Wendy's International has the beef, all right. It's with Carl Karcher Enterprises.
The nation's third-ranking fast-food chain is sizzling over Karcher Enterprises' purchase earlier this year of 10 Wendy's restaurants in Arizona from a franchisee.
On Monday, Wendy's filed a lawsuit against Anaheim-based Karcher Enterprises and the Wendy's franchisee, seeking total damages of $119 million.
According to the suit, filed in U.S. District Court in Tucson, Karcher Enterprises "secretly consummated" the restaurant purchases after being warned repeatedly that Wendy's would object to the sale.
The "deliberate . . . unprecedented raid" by Karcher Enterprises, operator of the Carl's Jr. hamburger chain, destroyed Wendy's 10-year effort to gain a foothold in the Arizona market, according to the lawsuit.
In a prepared statement, Karcher executives said the lawsuit "is totally without merit." The sale was completed only after Wendy's was offered--and declined--the chance to bid for the properties, according to Richard Celio, general counsel with Karcher Enterprises.
Karcher Enterprises previously had bought Wendy's locations from other franchisees in the San Fernando Valley and the Sacramento area, Celio said. The Southern California locations have been converted to Carl's Jr. restaurants, and the Sacramento properties are in the process of becoming Carl's outlets, said Karcher executives.
But there's a difference, according to Wendy's. In Southern California, there are many franchisees who own scores of restaurants. In the Tucson area, Wendy's has only one franchisee--Ronald Brown, who in 1985 purchased the exclusive right to operate Wendy's restaurants in the Tucson area. By early this year, Brown had 14 Wendy's--12 in the Tucson area, one in Flagstaff and one in Prescott, Ariz.
When Brown sold 10 restaurants to Karcher Enterprises in late March, it left Wendy's with only four stores in the Tucson area. "We lost 10 prime locations--Wendy's presence in Tucson was wiped off the face of the earth overnight," said Danny Lynch, Wendy's spokesman. "We didn't like the sales (to Karcher) in Southern California, but we had other owners," leaving Wendy's with a number of restaurants in the Southland.
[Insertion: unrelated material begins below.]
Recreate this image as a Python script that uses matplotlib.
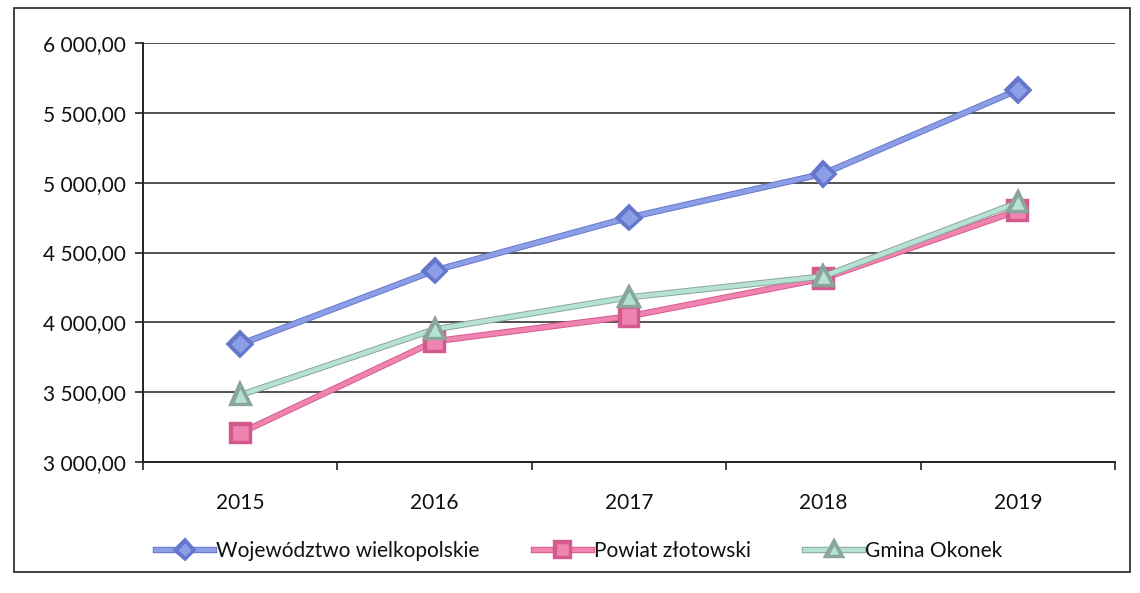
import numpy as np
import matplotlib.pyplot as plt
import matplotlib.patheffects as pe
from matplotlib.patches import Rectangle
from matplotlib.ticker import FuncFormatter, FixedLocator

plt.rcParams["font.family"] = ["Lato", "DejaVu Sans"]
plt.rcParams["text.color"] = "#111111"
plt.rcParams["xtick.labelcolor"] = "#111111"
plt.rcParams["ytick.labelcolor"] = "#111111"

years = ["2015", "2016", "2017", "2018", "2019"]
wojewodztwo = [3843, 4371, 4750, 5064, 5664]
powiat = [3207, 3864, 4043, 4314, 4800]
gmina = [3479, 3950, 4179, 4329, 4857]

series = [
    ("Województwo wielkopolskie", wojewodztwo, "#8c9ee6", "#6577cc", "D", 10),
    ("Powiat złotowski", powiat, "#ef84b0", "#d45a8e", "s", 12),
    ("Gmina Okonek", gmina, "#b6e2d3", "#8aa59b", "^", 11),
]

fig = plt.figure(figsize=(11.4, 5.93), dpi=100)
fig.patches.append(Rectangle((14 / 1140, 1 - 572 / 593), (1130 - 14) / 1140, (572 - 8) / 593,
                             transform=fig.transFigure, fill=False, edgecolor="#222222", lw=1.2))
ax = fig.add_axes([143 / 1140, 1 - 462 / 593, 972 / 1140, 419 / 593])

x = np.arange(len(years))
for label, vals, col, edge, mk, ms in series:
    ax.plot(x, vals, color=col, lw=3.2, marker=mk, ms=ms, mfc=col, mec=edge, mew=1.0,
            label=label, zorder=3,
            path_effects=[pe.Stroke(linewidth=4.6, foreground=edge), pe.Normal()])

ax.set_xlim(-0.5, len(years) - 0.5)
ax.set_ylim(3000, 6000)
ax.set_yticks(np.arange(3000, 6001, 500))
ax.yaxis.set_major_formatter(FuncFormatter(lambda v, p: f"{int(v):,}".replace(",", " ") + ",00"))
ax.set_xticks(x)
ax.set_xticklabels(years)
ax.xaxis.set_minor_locator(FixedLocator(np.arange(-0.5, len(years), 1.0)))
ax.tick_params(axis="x", which="major", length=0, pad=22, labelsize=15)
ax.tick_params(axis="x", which="minor", length=6, width=1.2, color="#222222")
ax.tick_params(axis="y", length=6, width=1.2, color="#222222", labelsize=15, pad=6)
ax.grid(axis="y", color="#222222", lw=1.1)
for s in ["top", "right"]:
    ax.spines[s].set_visible(False)
for s in ["left", "bottom"]:
    ax.spines[s].set_color("#222222")
    ax.spines[s].set_linewidth(1.4)

fig.legend(loc="center", bbox_to_anchor=(0.508, 1 - 551 / 593), ncol=3, frameon=False,
           fontsize=15, handlelength=2.8, handletextpad=0.1, columnspacing=2.6,
           markerscale=0.75)

fig.savefig("out.png", dpi=100)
The lawsuit contends that Brown's franchise agreement required him to get Wendy's consent to any sale. It asks for $41.2 million in current and future income from Brown and his company, Wendy's of Tucson Inc., for selling the 10 restaurants without consent.
Karcher Enterprises, according to the lawsuit, is at fault for interfering with Wendy's contract with its franchisee. The action seeks $41.2 million in estimated lost profits and $37.5 million in punitive damages because Karcher Enterprises allegedly "pirated prime Wendy's locations" and caused "irreparable harm to Wendy's and its franchise system" by destroying the chain's market presence in the Tucson area.
That market presence "will now be very expensive, if not impossible to re-create," said Lawrence E. Schauf, Wendy's vice president and general counsel.
Brown, the Wendy's franchisee, could not be reached for comment.
Celio, the Karcher Enterprises attorney, said the company has completed its purchase of the Arizona properties and expects to convert the stores to Carl's Jr. restaurants on schedule. When Karcher Enterprises announced the purchase in April, the company said it would convert the Wendy's within two to five months as part of its plans to add more than 120 stores to its inventory in the Western U.S. over the next two years.
Karcher Enterprises owns and franchises 498 Carl's Jr. restaurants in California, Arizona, Nevada and Oregon. Wendy's, which ranks behind McDonald's and Burger King in market share, has about 1,100 company-owned restaurants and 2,500 franchise units in 49 states.